My dad made my mom a dining room table for their wedding anniversary a few years ago. Romantic, right? 

With Thanksgiving quickly approaching, let’s take a moment to consider this standard piece of furniture without which Thanksgiving would be much less enjoyable. You see, my dad was on to something when he made the table. He was providing the place where family life is formed. 

With the hostile takeover of family life by television, personal phones, and busy after-school schedules, the family dinner in many households may only be experienced on holidays. Yet, rather than being only for a special social occasion, the family dinner, when shared together every day or most days of the week, is the place where the family learns to cohere as a community of individuals united in love. 

Around the table, each family member learns how to express himself or herself and bring out his or her individual personality. Dad brings stability and order to the conversation. Mom encourages each child to speak his or her mind. In the midst of endless teasing (or fights), siblings learn how to speak up for themselves and roll with the punches.  

Around the table, family members learn how to listen to each other. The youngest would be overpowered if her older siblings did not give her a chance to speak. By listening, everyone can develop a genuine interest in the exciting and mundane affairs of every day, sharing in the joys and sorrows of each family member.

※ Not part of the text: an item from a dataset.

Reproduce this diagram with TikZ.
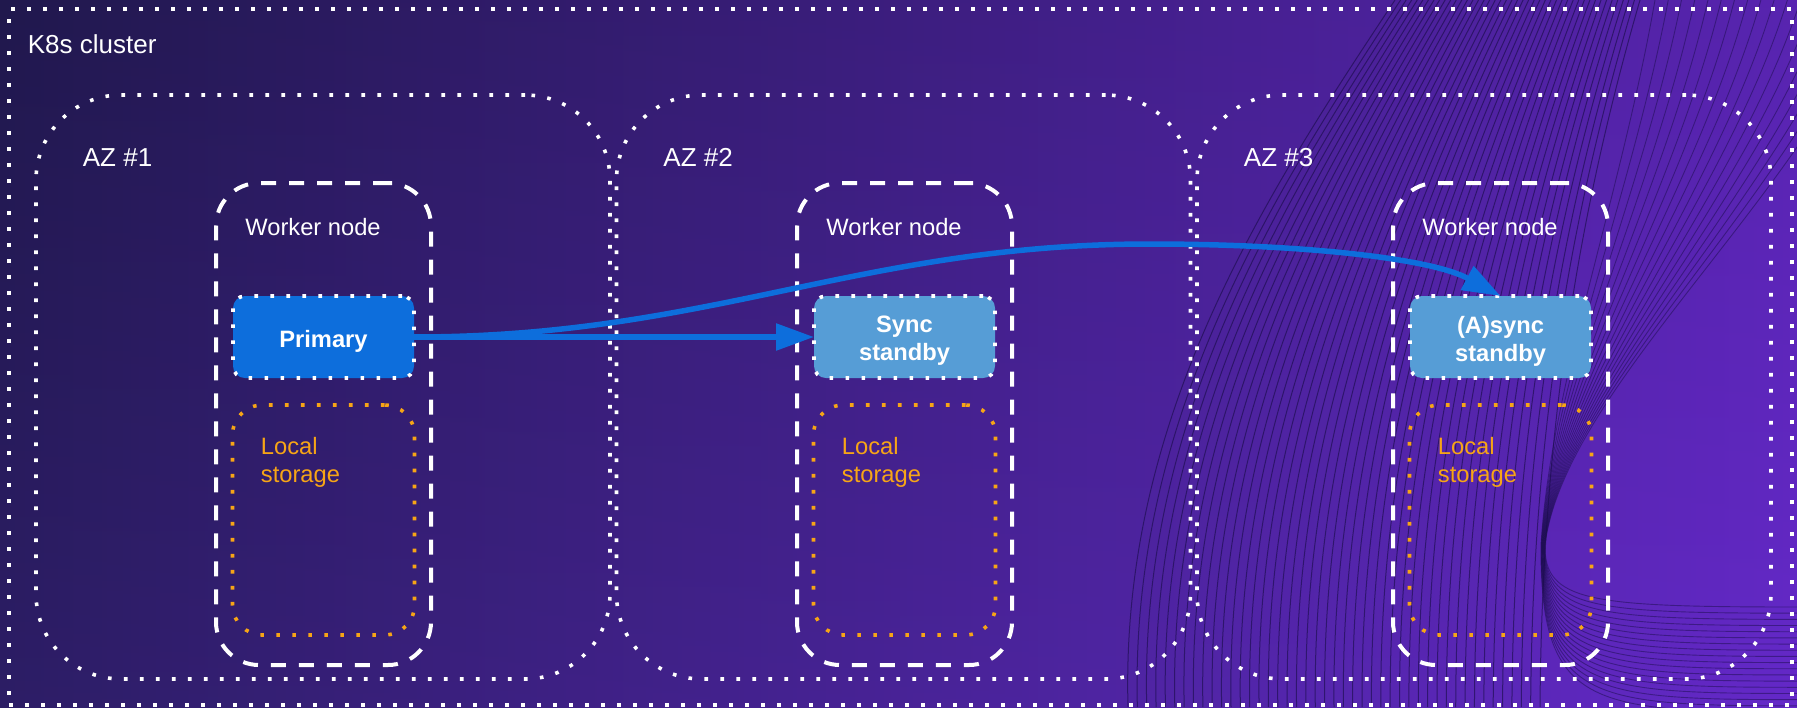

Around the table, a family learns to confront change. Kids grow up and leave the house, but a chair awaits their visits home. Other chairs remain empty after the loss of a loved one. These speak loudly, but their emptiness is filled with prayer. Family life does not end with death. 

For a Catholic, dinner time should bring to mind the Eucharist, which is both sacrifice and meal. The Catechism says that “the altar, around which the Church is gathered in the celebration of the Eucharist, represents the two aspects of the same mystery: the altar of the sacrifice and the table of the Lord” (1383). If your Church has a marble altar, the sacrificial signification comes through clearly. With a wooden altar, however, I would not say that the table signification prevails. After all, we don’t pull up chairs around the altar and pass dishes while engaging in conversation.

Perhaps the family dinner table is the place where we prepare ourselves to see the altar as also signifying a table. Around both the dinner table and the altar, we live as a community—the Body of Christ—united in love despite personal differences. We are challenged to be saintly individuals. We learn how to forgive and ask forgiveness. We remember our beloved dead. The dinner table thus becomes an ideal preparation for a more fruitful participation in the sacred banquet.